─── Supplied data

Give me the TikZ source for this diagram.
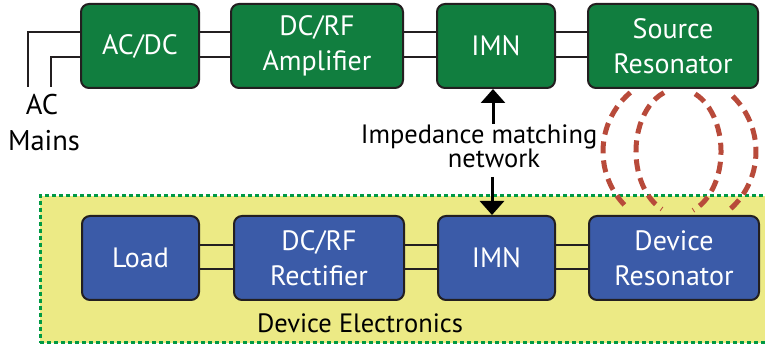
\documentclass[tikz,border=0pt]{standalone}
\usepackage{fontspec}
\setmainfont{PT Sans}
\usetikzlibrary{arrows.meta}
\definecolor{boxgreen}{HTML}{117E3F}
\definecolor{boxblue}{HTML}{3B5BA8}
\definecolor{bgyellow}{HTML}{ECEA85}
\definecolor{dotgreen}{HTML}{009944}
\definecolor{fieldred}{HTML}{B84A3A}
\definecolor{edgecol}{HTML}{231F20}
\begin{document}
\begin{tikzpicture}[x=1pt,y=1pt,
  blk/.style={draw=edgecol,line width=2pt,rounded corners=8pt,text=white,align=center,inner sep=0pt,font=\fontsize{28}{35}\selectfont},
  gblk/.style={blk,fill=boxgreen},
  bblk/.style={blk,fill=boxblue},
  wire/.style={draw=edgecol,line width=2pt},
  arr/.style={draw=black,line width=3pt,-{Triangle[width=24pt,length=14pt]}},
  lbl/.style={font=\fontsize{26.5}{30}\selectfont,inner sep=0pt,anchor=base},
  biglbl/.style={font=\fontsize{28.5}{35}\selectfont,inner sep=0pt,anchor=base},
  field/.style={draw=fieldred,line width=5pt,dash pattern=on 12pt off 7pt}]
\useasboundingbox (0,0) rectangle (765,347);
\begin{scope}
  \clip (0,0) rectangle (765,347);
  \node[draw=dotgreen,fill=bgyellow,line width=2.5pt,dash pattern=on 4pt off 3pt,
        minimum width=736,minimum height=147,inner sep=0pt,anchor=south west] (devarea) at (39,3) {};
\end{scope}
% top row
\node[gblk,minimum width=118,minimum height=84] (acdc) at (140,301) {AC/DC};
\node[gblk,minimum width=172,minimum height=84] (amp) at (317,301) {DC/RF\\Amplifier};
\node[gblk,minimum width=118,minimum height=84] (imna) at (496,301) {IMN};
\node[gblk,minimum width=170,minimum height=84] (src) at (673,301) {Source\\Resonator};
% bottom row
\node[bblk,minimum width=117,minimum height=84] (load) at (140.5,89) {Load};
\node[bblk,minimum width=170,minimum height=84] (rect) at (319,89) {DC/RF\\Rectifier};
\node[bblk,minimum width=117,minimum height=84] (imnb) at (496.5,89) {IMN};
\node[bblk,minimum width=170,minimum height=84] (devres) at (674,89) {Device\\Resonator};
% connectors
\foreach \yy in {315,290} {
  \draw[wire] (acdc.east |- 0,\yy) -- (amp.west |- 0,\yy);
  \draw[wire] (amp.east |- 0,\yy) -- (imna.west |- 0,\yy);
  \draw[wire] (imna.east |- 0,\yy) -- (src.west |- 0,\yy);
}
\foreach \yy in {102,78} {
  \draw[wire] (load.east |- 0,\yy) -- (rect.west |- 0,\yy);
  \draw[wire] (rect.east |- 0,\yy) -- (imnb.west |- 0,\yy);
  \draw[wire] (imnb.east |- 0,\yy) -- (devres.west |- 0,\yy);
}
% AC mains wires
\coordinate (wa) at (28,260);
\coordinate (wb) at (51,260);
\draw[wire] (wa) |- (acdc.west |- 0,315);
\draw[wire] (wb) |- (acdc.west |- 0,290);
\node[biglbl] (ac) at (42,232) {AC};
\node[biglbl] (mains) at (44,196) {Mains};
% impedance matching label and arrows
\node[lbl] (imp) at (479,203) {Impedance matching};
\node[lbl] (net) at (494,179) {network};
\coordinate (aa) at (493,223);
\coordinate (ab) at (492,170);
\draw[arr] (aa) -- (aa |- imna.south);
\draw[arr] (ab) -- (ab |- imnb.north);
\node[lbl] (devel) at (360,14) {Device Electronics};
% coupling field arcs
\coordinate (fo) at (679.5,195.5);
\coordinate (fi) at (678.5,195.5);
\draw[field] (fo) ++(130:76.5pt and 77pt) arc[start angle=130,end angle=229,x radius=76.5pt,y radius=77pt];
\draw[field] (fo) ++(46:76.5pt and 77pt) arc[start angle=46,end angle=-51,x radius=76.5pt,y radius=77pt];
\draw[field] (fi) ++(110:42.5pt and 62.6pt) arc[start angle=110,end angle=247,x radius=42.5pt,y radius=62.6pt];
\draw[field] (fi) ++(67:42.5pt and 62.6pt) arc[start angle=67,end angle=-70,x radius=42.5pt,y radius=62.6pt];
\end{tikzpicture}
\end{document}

──────

Copy the data exactly. Any picture it contains is to be omitted.

Give me the TikZ source for this diagram.
\documentclass[tikz,border=0pt]{standalone}
\usepackage{fontspec}
\setmainfont{PT Sans}
\usetikzlibrary{arrows.meta}
\definecolor{boxgreen}{HTML}{117E3F}
\definecolor{boxblue}{HTML}{3B5BA8}
\definecolor{bgyellow}{HTML}{ECEA85}
\definecolor{dotgreen}{HTML}{009944}
\definecolor{fieldred}{HTML}{B84A3A}
\definecolor{edgecol}{HTML}{231F20}
\begin{document}
\begin{tikzpicture}[x=1pt,y=1pt,
  blk/.style={draw=edgecol,line width=2pt,rounded corners=8pt,text=white,align=center,inner sep=0pt,font=\fontsize{28}{35}\selectfont},
  gblk/.style={blk,fill=boxgreen},
  bblk/.style={blk,fill=boxblue},
  wire/.style={draw=edgecol,line width=2pt},
  arr/.style={draw=black,line width=3pt,-{Triangle[width=24pt,length=14pt]}},
  lbl/.style={font=\fontsize{26.5}{30}\selectfont,inner sep=0pt,anchor=base},
  biglbl/.style={font=\fontsize{28.5}{35}\selectfont,inner sep=0pt,anchor=base},
  field/.style={draw=fieldred,line width=5pt,dash pattern=on 12pt off 7pt}]
\useasboundingbox (0,0) rectangle (765,347);
\begin{scope}
  \clip (0,0) rectangle (765,347);
  \node[draw=dotgreen,fill=bgyellow,line width=2.5pt,dash pattern=on 4pt off 3pt,
        minimum width=736,minimum height=147,inner sep=0pt,anchor=south west] (devarea) at (39,3) {};
\end{scope}
% top row
\node[gblk,minimum width=118,minimum height=84] (acdc) at (140,301) {AC/DC};
\node[gblk,minimum width=172,minimum height=84] (amp) at (317,301) {DC/RF\\Amplifier};
\node[gblk,minimum width=118,minimum height=84] (imna) at (496,301) {IMN};
\node[gblk,minimum width=170,minimum height=84] (src) at (673,301) {Source\\Resonator};
% bottom row
\node[bblk,minimum width=117,minimum height=84] (load) at (140.5,89) {Load};
\node[bblk,minimum width=170,minimum height=84] (rect) at (319,89) {DC/RF\\Rectifier};
\node[bblk,minimum width=117,minimum height=84] (imnb) at (496.5,89) {IMN};
\node[bblk,minimum width=170,minimum height=84] (devres) at (674,89) {Device\\Resonator};
% connectors
\foreach \yy in {315,290} {
  \draw[wire] (acdc.east |- 0,\yy) -- (amp.west |- 0,\yy);
  \draw[wire] (amp.east |- 0,\yy) -- (imna.west |- 0,\yy);
  \draw[wire] (imna.east |- 0,\yy) -- (src.west |- 0,\yy);
}
\foreach \yy in {102,78} {
  \draw[wire] (load.east |- 0,\yy) -- (rect.west |- 0,\yy);
  \draw[wire] (rect.east |- 0,\yy) -- (imnb.west |- 0,\yy);
  \draw[wire] (imnb.east |- 0,\yy) -- (devres.west |- 0,\yy);
}
% AC mains wires
\coordinate (wa) at (28,260);
\coordinate (wb) at (51,260);
\draw[wire] (wa) |- (acdc.west |- 0,315);
\draw[wire] (wb) |- (acdc.west |- 0,290);
\node[biglbl] (ac) at (42,232) {AC};
\node[biglbl] (mains) at (44,196) {Mains};
% impedance matching label and arrows
\node[lbl] (imp) at (479,203) {Impedance matching};
\node[lbl] (net) at (494,179) {network};
\coordinate (aa) at (493,223);
\coordinate (ab) at (492,170);
\draw[arr] (aa) -- (aa |- imna.south);
\draw[arr] (ab) -- (ab |- imnb.north);
\node[lbl] (devel) at (360,14) {Device Electronics};
% coupling field arcs
\coordinate (fo) at (679.5,195.5);
\coordinate (fi) at (678.5,195.5);
\draw[field] (fo) ++(130:76.5pt and 77pt) arc[start angle=130,end angle=229,x radius=76.5pt,y radius=77pt];
\draw[field] (fo) ++(46:76.5pt and 77pt) arc[start angle=46,end angle=-51,x radius=76.5pt,y radius=77pt];
\draw[field] (fi) ++(110:42.5pt and 62.6pt) arc[start angle=110,end angle=247,x radius=42.5pt,y radius=62.6pt];
\draw[field] (fi) ++(67:42.5pt and 62.6pt) arc[start angle=67,end angle=-70,x radius=42.5pt,y radius=62.6pt];
\end{tikzpicture}
\end{document}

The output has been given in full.